The July 1966 Counter-Coup
Merely six months later, on July 29, 1966, northern officers staged a counter-coup in response to the January events, which many in the North viewed as unfairly targeting their leaders. Prominent players in this coup included Colonel Murtala Mohammed, Lieutenant Colonel Theophilus Danjuma, Lieutenant Colonel Ibrahim Bako, Lieutenant Colonel Yakubu Gowon, and Lieutenant Colonel Joseph Nanven Garba. They argued that the January coup had disproportionately affected northern leaders, leading to widespread violence across military barracks.
Yakubu Gowon emerged as the new head of state, seen as a compromise figure capable of stabilizing the military hierarchy. His rule, however, was tumultuous, with escalating ethnic violence and political fragmentation that eventually culminated in the Nigerian Civil War from 1967 to 1970. Gowon remained in power until 1975, but growing frustrations over his delayed plans for a return to civilian rule paved the way for another coup.
The 1975 Coup: General Murtala Mohammed Takes Over from Gowon
On July 29, 1975, while Gowon was attending an international summit, a bloodless coup was executed by Colonel Joseph Nanven Garba, Colonel Murtala Mohammed, Brigadier Olusegun Obasanjo, Colonel Theophilus Danjuma, and Colonel Shehu Musa Yar'Adua. The takeover was swift, with Mohammed assuming the role of head of state and Obasanjo as his deputy. Mohammed's tenure, though brief, was highly impactful; he launched anti-corruption initiatives, implemented reforms, and outlined a transition to civilian rule.
Tragically, in February 1976, Lieutenant Colonel Buka Suka Dimka led a coup attempt that resulted in Mohammed's assassination during an ambush. Obasanjo subsequently took over, continuing Mohammed's reforms and ultimately overseeing Nigeria's return to civilian governance in 1979.
The 1983 Coup: General Muhammadu Buhari Takes Power
Democracy was restored in 1979 with the election of Shehu Shagari, but persistent corruption and economic challenges plagued his administration. On December 31, 1983, senior military officers, including Major General Muhammadu Buhari, Brigadier Tunde Idiagbon, Lieutenant Colonel Ibrahim Bako, Major General Sani Abacha, and Brigadier Ibrahim Babangida, overthrew Shagari's government. Buhari's regime introduced the "War Against Indiscipline," a stringent campaign aimed at combating corruption, improving public conduct, and restoring order.
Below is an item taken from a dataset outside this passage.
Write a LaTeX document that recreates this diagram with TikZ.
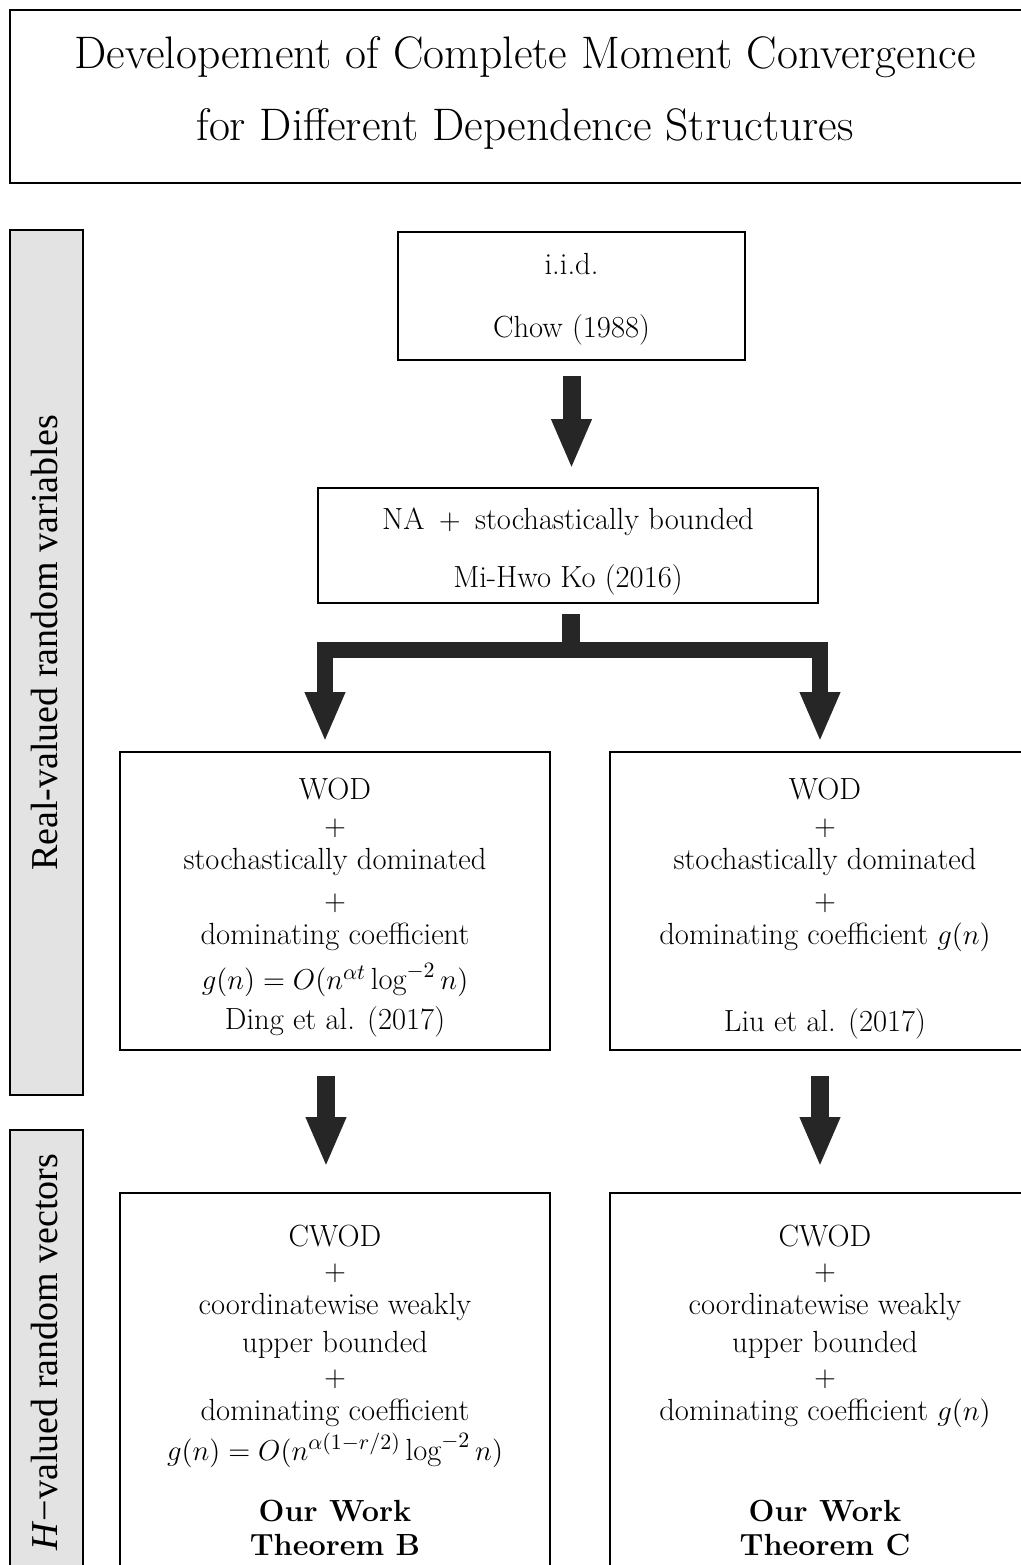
\documentclass[tikz,border=0pt]{standalone}
\usepackage{fontspec}
\newfontfamily\timesfont{Liberation Serif}[Ligatures=TeX]
\usetikzlibrary{arrows.meta}

\begin{document}
\begin{tikzpicture}[x=0.5pt,y=-0.5pt,
  frame/.style={draw,line width=1pt,inner sep=0pt},
  txt/.style={inner sep=0pt,align=center,font=\fontsize{15.3}{17}\selectfont},
  sidebox/.style={draw,line width=1pt,fill=black!11,inner sep=0pt},
  sidelabel/.style={rotate=90,inner sep=0pt,font=\fontsize{19}{19}\timesfont},
  tip/.tip={Triangle[length=25pt,width=18.5pt]},
  fat/.style={line width=9pt,draw=black!85,-tip}]
\useasboundingbox (0,0) rectangle (1021,1565);

% title
\node[frame,minimum width=515pt,minimum height=86.5pt] (title) at (525,96.5) {};
\node[txt,font=\fontsize{22.8}{36}\selectfont,yshift=2pt] (titletxt) at (title)
  {Developement of Complete Moment Convergence\\for Different Dependence Structures};

% side bands
\node[sidebox,minimum width=36.5pt,minimum height=432.5pt] (realbox) at (46.5,662.5) {};
\node[sidelabel] (reallab) at (45,643) {Real-valued random variables};
\node[sidebox,minimum width=36.5pt,minimum height=235pt] (hbox) at (46.5,1365) {};
\node[sidelabel] (hlab) at (45,1352) {\textit{H}−valued random vectors};

% boxes
\node[frame,minimum width=173.5pt,minimum height=64pt] (iid) at (571.5,296) {};
\node[txt,yshift=-1.5pt] (iidtxt) at (iid) {i.i.d.\\[14.5pt]Chow (1988)};

\node[frame,minimum width=250pt,minimum height=57.5pt] (na) at (568,545.5) {};
\node[txt,yshift=-3pt] (natxt) at (na)
  {NA \,$+$\, stochastically bounded\\[12pt]Mi-Hwo Ko (2016)};

\node[frame,minimum width=215pt,minimum height=149pt] (wodL) at (335,901) {};
\node[txt,yshift=-3.5pt] (wodLtxt) at (wodL)
  {WOD\\[1pt]$+$\\stochastically dominated\\[3.5pt]$+$\\dominating coefficient\\[5.5pt]
   $g(n)=O(n^{\alpha t}\log^{-2}n)$\\[3pt]Ding et al. (2017)};

\node[frame,minimum width=215pt,minimum height=149pt] (wodR) at (825,901) {};
\node[txt,yshift=-4pt] (wodRtxt) at (wodR)
  {WOD\\[1pt]$+$\\stochastically dominated\\[3.5pt]$+$\\dominating coefficient $g(n)$\\[26.5pt]
   Liu et al. (2017)};

\node[frame,minimum width=215pt,minimum height=197pt] (cwodL) at (335,1390) {};
\node[txt] (cwodLtxt) at (cwodL)
  {CWOD\\$+$\\coordinatewise weakly\\[2pt]upper bounded\\$+$\\dominating coefficient\\[3pt]
   $g(n)=O(n^{\alpha(1-r/2)}\log^{-2}n)$\\[13.5pt]\textbf{Our Work}\\\textbf{Theorem B}};

\node[frame,minimum width=215pt,minimum height=197pt] (cwodR) at (825,1390) {};
\node[txt] (cwodRtxt) at (cwodR)
  {CWOD\\$+$\\coordinatewise weakly\\[2pt]upper bounded\\$+$\\dominating coefficient $g(n)$\\[33.5pt]
   \textbf{Our Work}\\\textbf{Theorem C}};

% arrows
\coordinate (split) at (571,649.5);
\draw[fat] ([yshift=-7.5pt]iid.south) -- ([yshift=9pt]iid.south |- na.north);
\draw[fat,-] (split |- na.south) ++(0,10) -- (split);
\draw[fat,line width=8pt,tip-tip] ([shift={(-5pt,4.5pt)}]wodL.north) |- (split)
  -| ([shift={(-2.5pt,4.5pt)}]wodR.north);
\draw[fat] ([shift={(-4.5pt,-12.5pt)}]wodL.south) -- ([shift={(-4.5pt,12.5pt)}]cwodL.north);
\draw[fat] ([shift={(-2.5pt,-12.5pt)}]wodR.south) -- ([shift={(-2.5pt,12.5pt)}]cwodR.north);
\end{tikzpicture}
\end{document}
While some Nigerians appreciated the discipline drive, others criticized the regime for its harsh policies, restrictions on freedoms, and militaristic governance style. This dissatisfaction eventually created an opening for yet another coup.
The 1985 Palace Coup: General Babangida Ousts General Buhari
On August 27, 1985, Major General Ibrahim Babangida, then serving as Chief of Army Staff, orchestrated a bloodless palace coup against Buhari. The takeover was rapid, with Babangida dissolving the military council, establishing the Armed Forces Ruling Council, and promising economic reforms and a return to democracy. His rule extended until 1993, making it one of the longest military governments in Nigeria's history.
The 1993 Coup: General Abacha Seizes Power from Interim President Ernest Shonekan
The final major coup occurred on November 17, 1993, when General Sani Abacha forced Interim President Ernest Shonekan to resign following Babangida's annulment of the controversial June 12, 1993, election. Abacha's regime became notorious for human rights abuses and political repression, though his death in 1998 facilitated Nigeria's transition back to democracy in 1999.
In Summary
Between 1966 and 1993, Nigeria endured a series of military coups that fundamentally altered its political landscape, cementing the military's central role in governance for decades. These takeovers weakened democratic institutions and perpetuated cycles of instability. Yet, they also underscored the critical need for accountable leadership, professional armed forces, and robust democratic frameworks. Civil society groups, journalists, activists, and ordinary citizens played essential roles in advocating for change, with their persistent efforts contributing significantly to the democratic transition of 1999.